--- Start Information supplied ---

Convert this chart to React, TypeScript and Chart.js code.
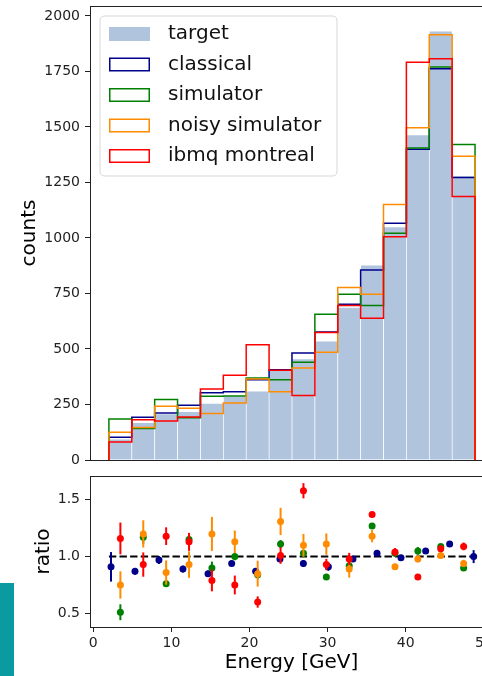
import React, { useEffect, useRef } from "react";
import { Chart, registerables } from "chart.js";

Chart.register(...registerables);

const FONT = "'DejaVu Sans', 'Liberation Sans', sans-serif";

// ---------- data ----------
const binEdges = [2.0, 4.93, 7.86, 10.79, 13.72, 16.65, 19.58, 22.51, 25.44, 28.37, 31.3, 34.23, 37.16, 40.09, 43.02, 45.95, 48.88];
const binCenters = [3.47, 6.4, 9.33, 12.26, 15.19, 18.12, 21.05, 23.98, 26.91, 29.84, 32.77, 35.7, 38.63, 41.56, 44.49, 47.42];

const seriesNames = ["target", "classical", "simulator", "noisy simulator", "ibmq montreal"];

const targetCounts = [94, 168, 208, 218, 255, 288, 310, 403, 455, 535, 688, 878, 1050, 1465, 1932, 1280];
const classicalCounts = [103, 193, 212, 247, 303, 307, 362, 407, 482, 577, 702, 856, 1066, 1400, 1762, 1273];
const simulatorCounts = [185, 142, 272, 190, 287, 288, 369, 362, 440, 656, 747, 696, 1021, 1405, 1770, 1421];
const noisyCounts = [125, 146, 242, 233, 210, 257, 365, 307, 414, 485, 777, 747, 1151, 1497, 1915, 1368];
const ibmqCounts = [81, 181, 176, 194, 320, 382, 519, 404, 290, 574, 696, 639, 1006, 1792, 1807, 1187];

const classicalX = [2.27, 5.34, 8.41, 11.48, 14.69, 17.72, 20.79, 23.9, 26.9, 30.1, 33.25, 36.33, 39.4, 42.56, 45.63, 48.7];
const classicalRatio = [0.91, 0.87, 0.97, 0.89, 0.85, 0.94, 0.87, 0.98, 0.94, 0.91, 0.98, 1.03, 0.99, 1.05, 1.11, 1.0];
const classicalErr = [0.13, 0.03, 0.035, 0.03, 0.026, 0.026, 0.03, 0.026, 0.03, 0.035, 0.026, 0.026, 0.02, 0.02, 0.02, 0.057];

const simulatorRatio = [0.51, 1.17, 0.76, 1.15, 0.9, 1.0, 0.84, 1.11, 1.03, 0.82, 0.92, 1.27, 1.03, 1.05, 1.09, 0.9];
const simulatorErr = [0.07, 0.058, 0.026, 0.04, 0.056, 0.032, 0.034, 0.035, 0.03, 0.026, 0.032, 0.023, 0.03, 0.034, 0.018, 0.018];

const noisyRatio = [0.75, 1.2, 0.86, 0.93, 1.2, 1.13, 0.85, 1.31, 1.1, 1.11, 0.89, 1.18, 0.91, 0.98, 1.01, 0.94];
const noisyErr = [0.12, 0.12, 0.107, 0.117, 0.15, 0.1, 0.114, 0.12, 0.1, 0.094, 0.075, 0.054, 0.026, 0.03, 0.025, 0.032];

const ibmqRatio = [1.16, 0.93, 1.18, 1.13, 0.79, 0.75, 0.6, 1.01, 1.58, 0.93, 0.98, 1.37, 1.04, 0.82, 1.07, 1.09];
const ibmqErr = [0.14, 0.107, 0.078, 0.079, 0.096, 0.083, 0.05, 0.073, 0.067, 0.05, 0.053, 0.02, 0.035, 0.023, 0.03, 0.034];

const countTicks = [0, 250, 500, 750, 1000, 1250, 1500, 1750, 2000];
const ratioTicks = [0.5, 1.0, 1.5];
const energyTicks = [0, 10, 20, 30, 40, 50];

// ---------- styles ----------
const C_TARGET = "#b0c4de";
const C_CLASSICAL = "#00008b";
const C_SIM = "#008000";
const C_NOISY = "#ff8c00";
const C_IBMQ = "#ff0000";
const legendColors = [C_TARGET, C_CLASSICAL, C_SIM, C_NOISY, C_IBMQ];

const X_MIN = -0.42;
const X_MAX = 51.18;
const COUNT_MAX = 2045;
const RATIO_MIN = 0.38;
const RATIO_MAX = 1.71;
const AXIS_COLOR = "#222";

const stepOutline = (vals: number[]) => {
  const pts: { x: number; y: number }[] = [{ x: binEdges[0], y: 0 }];
  vals.forEach((v, i) => {
    pts.push({ x: binEdges[i], y: v });
    pts.push({ x: binEdges[i + 1], y: v });
  });
  pts.push({ x: binEdges[binEdges.length - 1], y: 0 });
  return pts;
};

const framePlugin = {
  id: "frame",
  afterDatasetsDraw(chart: any) {
    const { ctx, chartArea: a } = chart;
    ctx.save();
    ctx.strokeStyle = AXIS_COLOR;
    ctx.lineWidth = 1;
    ctx.strokeRect(Math.round(a.left) + 0.5, Math.round(a.top) + 0.5, Math.round(a.right - a.left), Math.round(a.bottom - a.top));
    ctx.restore();
  },
};

const legendPlugin = {
  id: "mplLegend",
  afterDraw(chart: any) {
    const { ctx, chartArea: a } = chart;
    const bx = a.left + 10;
    const by = a.top + 10;
    const bw = 237;
    const bh = 160;
    const r = 5;
    ctx.save();
    ctx.beginPath();
    ctx.moveTo(bx + r, by);
    ctx.lineTo(bx + bw - r, by);
    ctx.quadraticCurveTo(bx + bw, by, bx + bw, by + r);
    ctx.lineTo(bx + bw, by + bh - r);
    ctx.quadraticCurveTo(bx + bw, by + bh, bx + bw - r, by + bh);
    ctx.lineTo(bx + r, by + bh);
    ctx.quadraticCurveTo(bx, by + bh, bx, by + bh - r);
    ctx.lineTo(bx, by + r);
    ctx.quadraticCurveTo(bx, by, bx + r, by);
    ctx.closePath();
    ctx.fillStyle = "rgba(255,255,255,0.8)";
    ctx.fill();
    ctx.strokeStyle = "rgba(204,204,204,0.8)";
    ctx.lineWidth = 1;
    ctx.stroke();

    ctx.font = `20px ${FONT}`;
    ctx.textBaseline = "middle";
    ctx.textAlign = "left";
    seriesNames.forEach((name, i) => {
      const cy = by + 18 + i * 30.5;
      const px = bx + 9;
      if (i === 0) {
        ctx.fillStyle = legendColors[0];
        ctx.fillRect(px, cy - 7, 41, 14);
      } else {
        ctx.strokeStyle = legendColors[i];
        ctx.lineWidth = 1.5;
        ctx.strokeRect(px + 0.75, cy - 6.25, 39.5, 12.5);
      }
      ctx.fillStyle = "#111";
      ctx.fillText(name, bx + 68, cy);
    });
    ctx.restore();
  },
};

const errorBarPlugin = {
  id: "errorBars",
  beforeDatasetDraw(chart: any, args: any) {
    const ds: any = chart.data.datasets[args.index];
    if (!ds.errorBars) return;
    const xs = chart.scales.x;
    const ys = chart.scales.y;
    const ctx = chart.ctx;
    ctx.save();
    ctx.strokeStyle = ds.pointBackgroundColor;
    ctx.lineWidth = 2;
    ds.data.forEach((p: any, i: number) => {
      const e = ds.errorBars[i];
      const x = xs.getPixelForValue(p.x);
      ctx.beginPath();
      ctx.moveTo(x, ys.getPixelForValue(p.y - e));
      ctx.lineTo(x, ys.getPixelForValue(p.y + e));
      ctx.stroke();
    });
    ctx.restore();
  },
};

const tickFont = { family: FONT, size: 14 };
const titleFont = { family: FONT, size: 20 };

export default function App() {
  const topRef = useRef<HTMLCanvasElement>(null);
  const botRef = useRef<HTMLCanvasElement>(null);

  useEffect(() => {
    const stepDs = (label: string, vals: number[], color: string, order: number) => ({
      type: "line",
      label,
      data: stepOutline(vals),
      borderColor: color,
      backgroundColor: color,
      borderWidth: 1.5,
      pointRadius: 0,
      fill: false,
      tension: 0,
      order,
    });

    const top = new Chart(topRef.current as HTMLCanvasElement, {
      type: "bar",
      data: {
        datasets: [
          {
            type: "bar",
            label: seriesNames[0],
            data: binCenters.map((x, i) => ({ x, y: targetCounts[i] })),
            backgroundColor: C_TARGET,
            borderColor: "#ffffff",
            borderWidth: { left: 0.7, right: 0.7, top: 0.7, bottom: 0 },
            barPercentage: 1,
            categoryPercentage: 1,
            order: 10,
          },
          stepDs(seriesNames[1], classicalCounts, C_CLASSICAL, 4),
          stepDs(seriesNames[2], simulatorCounts, C_SIM, 3),
          stepDs(seriesNames[3], noisyCounts, C_NOISY, 2),
          stepDs(seriesNames[4], ibmqCounts, C_IBMQ, 1),
        ] as any,
      },
      options: {
        responsive: false,
        animation: false,
        events: [],
        layout: { padding: { top: 36, bottom: 10, left: 0, right: 7 } },
        plugins: { legend: { display: false }, tooltip: { enabled: false } },
        scales: {
          x: { type: "linear", min: X_MIN, max: X_MAX, display: false, offset: false },
          y: {
            type: "linear",
            min: 0,
            max: COUNT_MAX,
            afterBuildTicks: (s: any) => {
              s.ticks = countTicks.map((v) => ({ value: v }));
            },
            afterFit: (s: any) => {
              s.width = 90;
              s.paddingTop = 0;
              s.paddingBottom = 0;
            },
            ticks: { font: tickFont, color: AXIS_COLOR, padding: 5, autoSkip: false, callback: (v: any) => String(v) },
            grid: { display: true, drawOnChartArea: false, drawTicks: true, tickLength: 5, tickColor: AXIS_COLOR, tickWidth: 1 },
            border: { display: false },
            title: { display: true, text: "counts", font: titleFont, color: "#000", padding: { top: 17.5, bottom: 0 } },
          },
        },
      } as any,
      plugins: [framePlugin, legendPlugin],
    });

    const ratioDs = (label: string, xs: number[], ys: number[], errs: number[], color: string, order: number) => ({
      type: "line",
      label,
      data: xs.map((x, i) => ({ x, y: ys[i] })),
      showLine: false,
      pointRadius: 3.5,
      pointBorderWidth: 0,
      pointBackgroundColor: color,
      borderColor: color,
      backgroundColor: color,
      errorBars: errs,
      order,
    });

    const bottom = new Chart(botRef.current as HTMLCanvasElement, {
      type: "line",
      data: {
        datasets: [
          {
            label: "unity",
            data: [
              { x: binEdges[0], y: 1 },
              { x: binEdges[binEdges.length - 1], y: 1 },
            ],
            borderColor: "#000",
            borderWidth: 2,
            borderDash: [7.4, 3.2],
            pointRadius: 0,
            fill: false,
            order: 10,
          },
          ratioDs(seriesNames[1], classicalX, classicalRatio, classicalErr, C_CLASSICAL, 4),
          ratioDs(seriesNames[2], binCenters, simulatorRatio, simulatorErr, C_SIM, 3),
          ratioDs(seriesNames[3], binCenters, noisyRatio, noisyErr, C_NOISY, 2),
          ratioDs(seriesNames[4], binCenters, ibmqRatio, ibmqErr, C_IBMQ, 1),
        ] as any,
      },
      options: {
        responsive: false,
        animation: false,
        events: [],
        layout: { padding: { top: 10, bottom: 0, left: 0, right: 7 } },
        plugins: { legend: { display: false }, tooltip: { enabled: false } },
        scales: {
          x: {
            type: "linear",
            min: X_MIN,
            max: X_MAX,
            offset: false,
            afterBuildTicks: (s: any) => {
              s.ticks = energyTicks.map((v) => ({ value: v }));
            },
            afterFit: (s: any) => {
              s.height = 49;
              s.paddingLeft = 0;
              s.paddingRight = 0;
            },
            ticks: { font: tickFont, color: AXIS_COLOR, padding: 3, autoSkip: false, maxRotation: 0, minRotation: 0, callback: (v: any) => String(v) },
            grid: { display: true, drawOnChartArea: false, drawTicks: true, tickLength: 5, tickColor: AXIS_COLOR, tickWidth: 1 },
            border: { display: false },
            title: { display: true, text: "Energy [GeV]", font: titleFont, color: "#000", padding: { top: 0, bottom: 1 } },
          },
          y: {
            type: "linear",
            min: RATIO_MIN,
            max: RATIO_MAX,
            afterBuildTicks: (s: any) => {
              s.ticks = ratioTicks.map((v) => ({ value: v }));
            },
            afterFit: (s: any) => {
              s.width = 90;
              s.paddingTop = 0;
              s.paddingBottom = 0;
            },
            ticks: { font: tickFont, color: AXIS_COLOR, padding: 5, autoSkip: false, callback: (v: any) => Number(v).toFixed(1) },
            grid: { display: true, drawOnChartArea: false, drawTicks: true, tickLength: 5, tickColor: AXIS_COLOR, tickWidth: 1 },
            border: { display: false },
            title: { display: true, text: "ratio", font: titleFont, color: "#000", padding: { top: 31.8, bottom: 0 } },
          },
        },
      } as any,
      plugins: [errorBarPlugin, framePlugin],
    });

    return () => {
      top.destroy();
      bottom.destroy();
    };
  }, []);

  return (
    <div style={{ position: "absolute", left: 0, top: 0, width: 482, height: 676, overflow: "hidden", background: "#fff" }}>
      <canvas ref={topRef} width={500} height={500} style={{ position: "absolute", left: 0, top: -30, width: 500, height: 500, display: "block" }} />
      <canvas ref={botRef} width={500} height={210} style={{ position: "absolute", left: 0, top: 466, width: 500, height: 210, display: "block" }} />
      <div style={{ position: "absolute", left: 0, top: 583, width: 14, height: 93, background: "#0a9ba0" }} />
    </div>
  );
}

--- End Information supplied ---

Task to complete –
Leave out any pictures and return exactly the lines from the beginning of the data through the line with "0.02, 0.02, 0.057];", inclusive.

Solution for this problem –
Convert this chart to React, TypeScript and Chart.js code.
import React, { useEffect, useRef } from "react";
import { Chart, registerables } from "chart.js";

Chart.register(...registerables);

const FONT = "'DejaVu Sans', 'Liberation Sans', sans-serif";

// ---------- data ----------
const binEdges = [2.0, 4.93, 7.86, 10.79, 13.72, 16.65, 19.58, 22.51, 25.44, 28.37, 31.3, 34.23, 37.16, 40.09, 43.02, 45.95, 48.88];
const binCenters = [3.47, 6.4, 9.33, 12.26, 15.19, 18.12, 21.05, 23.98, 26.91, 29.84, 32.77, 35.7, 38.63, 41.56, 44.49, 47.42];

const seriesNames = ["target", "classical", "simulator", "noisy simulator", "ibmq montreal"];

const targetCounts = [94, 168, 208, 218, 255, 288, 310, 403, 455, 535, 688, 878, 1050, 1465, 1932, 1280];
const classicalCounts = [103, 193, 212, 247, 303, 307, 362, 407, 482, 577, 702, 856, 1066, 1400, 1762, 1273];
const simulatorCounts = [185, 142, 272, 190, 287, 288, 369, 362, 440, 656, 747, 696, 1021, 1405, 1770, 1421];
const noisyCounts = [125, 146, 242, 233, 210, 257, 365, 307, 414, 485, 777, 747, 1151, 1497, 1915, 1368];
const ibmqCounts = [81, 181, 176, 194, 320, 382, 519, 404, 290, 574, 696, 639, 1006, 1792, 1807, 1187];

const classicalX = [2.27, 5.34, 8.41, 11.48, 14.69, 17.72, 20.79, 23.9, 26.9, 30.1, 33.25, 36.33, 39.4, 42.56, 45.63, 48.7];
const classicalRatio = [0.91, 0.87, 0.97, 0.89, 0.85, 0.94, 0.87, 0.98, 0.94, 0.91, 0.98, 1.03, 0.99, 1.05, 1.11, 1.0];
const classicalErr = [0.13, 0.03, 0.035, 0.03, 0.026, 0.026, 0.03, 0.026, 0.03, 0.035, 0.026, 0.026, 0.02, 0.02, 0.02, 0.057];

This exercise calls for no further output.